## Records for processing
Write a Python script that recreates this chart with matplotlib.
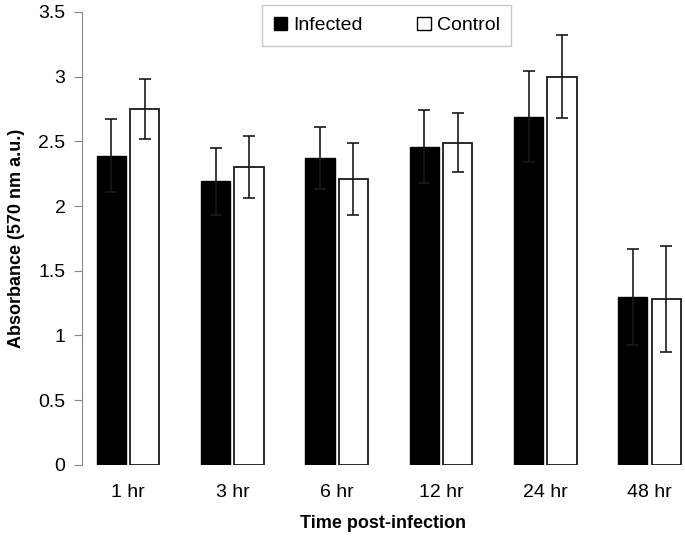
* * *
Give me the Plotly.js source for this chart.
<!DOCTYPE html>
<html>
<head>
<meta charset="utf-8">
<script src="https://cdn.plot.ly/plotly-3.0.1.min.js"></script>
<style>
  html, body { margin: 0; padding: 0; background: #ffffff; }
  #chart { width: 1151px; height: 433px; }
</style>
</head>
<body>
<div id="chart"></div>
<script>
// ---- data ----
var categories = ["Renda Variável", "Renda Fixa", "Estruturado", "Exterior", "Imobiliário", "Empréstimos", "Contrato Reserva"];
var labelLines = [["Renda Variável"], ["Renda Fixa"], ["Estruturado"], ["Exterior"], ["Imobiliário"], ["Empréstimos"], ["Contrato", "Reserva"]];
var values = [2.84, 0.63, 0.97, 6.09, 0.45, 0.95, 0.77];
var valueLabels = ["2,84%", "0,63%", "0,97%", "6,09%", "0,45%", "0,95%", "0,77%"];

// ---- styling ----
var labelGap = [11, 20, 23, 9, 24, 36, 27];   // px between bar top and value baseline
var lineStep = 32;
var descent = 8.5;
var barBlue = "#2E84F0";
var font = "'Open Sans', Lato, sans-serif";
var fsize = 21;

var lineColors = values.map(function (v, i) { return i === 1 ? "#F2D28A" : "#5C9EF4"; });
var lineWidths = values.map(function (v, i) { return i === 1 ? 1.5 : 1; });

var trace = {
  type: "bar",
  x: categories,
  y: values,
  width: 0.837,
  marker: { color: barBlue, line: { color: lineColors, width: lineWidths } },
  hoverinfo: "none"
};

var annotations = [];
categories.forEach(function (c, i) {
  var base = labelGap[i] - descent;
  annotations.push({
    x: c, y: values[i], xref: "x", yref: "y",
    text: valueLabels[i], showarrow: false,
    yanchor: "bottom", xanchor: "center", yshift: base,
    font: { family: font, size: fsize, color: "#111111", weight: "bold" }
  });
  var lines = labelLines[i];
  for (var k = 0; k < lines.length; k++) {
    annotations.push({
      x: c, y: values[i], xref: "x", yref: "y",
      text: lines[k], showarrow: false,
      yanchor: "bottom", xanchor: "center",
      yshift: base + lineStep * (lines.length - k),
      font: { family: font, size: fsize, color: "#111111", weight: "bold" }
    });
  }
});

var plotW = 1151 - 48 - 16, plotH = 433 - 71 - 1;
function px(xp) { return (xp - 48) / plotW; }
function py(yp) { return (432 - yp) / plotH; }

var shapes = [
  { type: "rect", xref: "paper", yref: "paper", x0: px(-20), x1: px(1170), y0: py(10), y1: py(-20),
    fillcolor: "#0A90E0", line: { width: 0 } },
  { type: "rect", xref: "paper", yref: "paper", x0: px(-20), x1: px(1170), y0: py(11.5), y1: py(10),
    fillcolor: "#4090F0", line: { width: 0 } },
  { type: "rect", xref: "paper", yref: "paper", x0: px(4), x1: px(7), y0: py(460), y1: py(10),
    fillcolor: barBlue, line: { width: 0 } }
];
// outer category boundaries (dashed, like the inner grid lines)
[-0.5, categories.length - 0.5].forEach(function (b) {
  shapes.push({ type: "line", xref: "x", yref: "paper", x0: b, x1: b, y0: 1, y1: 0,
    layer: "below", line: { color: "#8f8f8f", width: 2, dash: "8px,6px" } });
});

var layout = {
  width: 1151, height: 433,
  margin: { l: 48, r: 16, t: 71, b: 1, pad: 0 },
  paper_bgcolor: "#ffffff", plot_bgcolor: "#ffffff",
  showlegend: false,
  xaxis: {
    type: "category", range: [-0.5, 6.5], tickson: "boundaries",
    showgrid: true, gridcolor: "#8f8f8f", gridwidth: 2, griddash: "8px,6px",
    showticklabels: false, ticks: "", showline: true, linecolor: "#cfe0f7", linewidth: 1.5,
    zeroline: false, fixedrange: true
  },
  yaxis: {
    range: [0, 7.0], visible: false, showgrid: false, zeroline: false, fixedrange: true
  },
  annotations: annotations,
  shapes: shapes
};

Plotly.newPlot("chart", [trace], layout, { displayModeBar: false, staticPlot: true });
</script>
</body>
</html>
* * *
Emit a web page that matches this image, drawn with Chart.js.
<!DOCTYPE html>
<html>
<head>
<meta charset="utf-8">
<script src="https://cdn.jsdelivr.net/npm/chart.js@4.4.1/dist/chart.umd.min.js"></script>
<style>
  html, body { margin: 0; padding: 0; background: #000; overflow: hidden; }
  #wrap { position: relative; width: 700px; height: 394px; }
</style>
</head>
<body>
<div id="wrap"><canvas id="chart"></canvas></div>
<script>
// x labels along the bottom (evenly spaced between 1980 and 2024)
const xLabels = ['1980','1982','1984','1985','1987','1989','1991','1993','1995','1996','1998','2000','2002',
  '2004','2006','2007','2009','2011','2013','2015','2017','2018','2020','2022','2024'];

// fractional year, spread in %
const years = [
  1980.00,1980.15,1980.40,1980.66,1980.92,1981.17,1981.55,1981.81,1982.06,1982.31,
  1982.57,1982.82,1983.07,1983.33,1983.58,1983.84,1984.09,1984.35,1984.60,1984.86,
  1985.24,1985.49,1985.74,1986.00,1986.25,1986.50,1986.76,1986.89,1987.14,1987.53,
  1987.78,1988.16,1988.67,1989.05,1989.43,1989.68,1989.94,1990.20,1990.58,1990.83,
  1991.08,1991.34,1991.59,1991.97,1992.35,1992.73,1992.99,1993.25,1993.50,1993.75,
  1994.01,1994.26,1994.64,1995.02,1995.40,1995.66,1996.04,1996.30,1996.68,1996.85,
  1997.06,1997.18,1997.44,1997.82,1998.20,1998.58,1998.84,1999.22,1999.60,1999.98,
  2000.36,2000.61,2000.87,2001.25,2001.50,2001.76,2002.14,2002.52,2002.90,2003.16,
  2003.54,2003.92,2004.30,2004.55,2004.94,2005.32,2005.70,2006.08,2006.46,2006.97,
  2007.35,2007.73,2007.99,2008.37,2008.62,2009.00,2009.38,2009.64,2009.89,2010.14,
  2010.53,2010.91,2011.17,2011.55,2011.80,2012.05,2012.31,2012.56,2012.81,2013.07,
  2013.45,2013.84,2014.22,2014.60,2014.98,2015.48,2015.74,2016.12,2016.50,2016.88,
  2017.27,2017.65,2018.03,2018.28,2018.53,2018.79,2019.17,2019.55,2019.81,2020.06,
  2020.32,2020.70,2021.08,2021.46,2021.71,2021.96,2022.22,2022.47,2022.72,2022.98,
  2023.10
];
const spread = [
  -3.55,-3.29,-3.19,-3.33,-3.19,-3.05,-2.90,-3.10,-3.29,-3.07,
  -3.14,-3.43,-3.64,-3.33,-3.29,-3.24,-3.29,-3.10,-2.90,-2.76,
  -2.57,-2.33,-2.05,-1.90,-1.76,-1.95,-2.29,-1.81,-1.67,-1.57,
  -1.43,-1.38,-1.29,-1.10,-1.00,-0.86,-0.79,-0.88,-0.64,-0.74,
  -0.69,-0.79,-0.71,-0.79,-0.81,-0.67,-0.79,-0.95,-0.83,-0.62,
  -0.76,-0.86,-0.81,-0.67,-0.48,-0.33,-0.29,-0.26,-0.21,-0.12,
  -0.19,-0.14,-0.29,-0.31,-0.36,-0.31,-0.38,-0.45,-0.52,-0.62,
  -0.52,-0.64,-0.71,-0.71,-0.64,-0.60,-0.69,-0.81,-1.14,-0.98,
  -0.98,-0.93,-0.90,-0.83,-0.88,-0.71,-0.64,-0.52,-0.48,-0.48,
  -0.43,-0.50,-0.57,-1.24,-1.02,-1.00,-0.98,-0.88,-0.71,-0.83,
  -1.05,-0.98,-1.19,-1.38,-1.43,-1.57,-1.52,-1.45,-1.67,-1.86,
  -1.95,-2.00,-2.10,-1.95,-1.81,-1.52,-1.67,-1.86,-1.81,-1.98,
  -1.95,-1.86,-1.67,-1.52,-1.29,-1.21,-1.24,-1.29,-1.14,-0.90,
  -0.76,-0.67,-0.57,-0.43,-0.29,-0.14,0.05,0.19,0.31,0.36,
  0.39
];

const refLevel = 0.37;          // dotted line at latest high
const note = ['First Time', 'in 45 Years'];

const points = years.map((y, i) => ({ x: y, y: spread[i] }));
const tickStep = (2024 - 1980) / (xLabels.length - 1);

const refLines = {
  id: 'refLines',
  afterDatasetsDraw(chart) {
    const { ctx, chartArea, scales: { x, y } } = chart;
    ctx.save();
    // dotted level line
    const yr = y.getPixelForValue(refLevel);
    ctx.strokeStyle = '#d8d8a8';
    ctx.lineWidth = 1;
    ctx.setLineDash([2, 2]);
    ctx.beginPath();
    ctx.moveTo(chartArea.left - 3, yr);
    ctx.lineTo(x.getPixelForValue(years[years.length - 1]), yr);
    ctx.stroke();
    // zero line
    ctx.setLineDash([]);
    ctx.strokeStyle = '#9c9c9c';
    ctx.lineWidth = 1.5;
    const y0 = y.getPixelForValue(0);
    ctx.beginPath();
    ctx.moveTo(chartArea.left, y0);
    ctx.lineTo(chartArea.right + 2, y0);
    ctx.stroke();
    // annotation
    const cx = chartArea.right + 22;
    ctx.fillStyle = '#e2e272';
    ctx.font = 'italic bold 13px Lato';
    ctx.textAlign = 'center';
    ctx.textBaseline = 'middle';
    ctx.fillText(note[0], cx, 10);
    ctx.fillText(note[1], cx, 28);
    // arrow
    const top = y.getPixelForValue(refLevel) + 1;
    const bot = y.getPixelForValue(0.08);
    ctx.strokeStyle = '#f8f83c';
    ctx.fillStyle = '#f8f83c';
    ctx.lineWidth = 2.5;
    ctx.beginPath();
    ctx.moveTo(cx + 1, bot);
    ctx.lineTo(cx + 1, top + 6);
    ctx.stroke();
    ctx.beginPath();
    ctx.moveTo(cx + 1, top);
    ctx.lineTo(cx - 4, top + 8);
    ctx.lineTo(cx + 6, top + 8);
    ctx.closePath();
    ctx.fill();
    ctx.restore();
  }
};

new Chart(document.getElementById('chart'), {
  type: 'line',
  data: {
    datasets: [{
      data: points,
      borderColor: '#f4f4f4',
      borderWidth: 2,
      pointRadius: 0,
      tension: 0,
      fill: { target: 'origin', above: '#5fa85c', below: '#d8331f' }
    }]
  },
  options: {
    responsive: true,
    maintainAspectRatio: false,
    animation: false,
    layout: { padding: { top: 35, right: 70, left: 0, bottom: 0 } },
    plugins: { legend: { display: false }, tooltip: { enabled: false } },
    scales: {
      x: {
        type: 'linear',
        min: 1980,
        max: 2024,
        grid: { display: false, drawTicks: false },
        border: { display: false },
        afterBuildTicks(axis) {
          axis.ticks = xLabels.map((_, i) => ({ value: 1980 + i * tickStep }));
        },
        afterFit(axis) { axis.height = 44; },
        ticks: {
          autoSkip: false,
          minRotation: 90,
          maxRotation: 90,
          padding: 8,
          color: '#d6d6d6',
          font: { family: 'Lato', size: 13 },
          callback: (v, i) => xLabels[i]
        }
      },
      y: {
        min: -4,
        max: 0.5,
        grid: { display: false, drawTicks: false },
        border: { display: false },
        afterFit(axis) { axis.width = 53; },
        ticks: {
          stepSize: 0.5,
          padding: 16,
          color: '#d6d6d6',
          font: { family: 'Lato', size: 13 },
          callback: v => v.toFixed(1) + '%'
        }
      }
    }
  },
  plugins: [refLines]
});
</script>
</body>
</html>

## Problem to work on
Out of the material above, select every line that holds the string "this".

## The answer
Write a Python script that recreates this chart with matplotlib.
Give me the Plotly.js source for this chart.
Emit a web page that matches this image, drawn with Chart.js.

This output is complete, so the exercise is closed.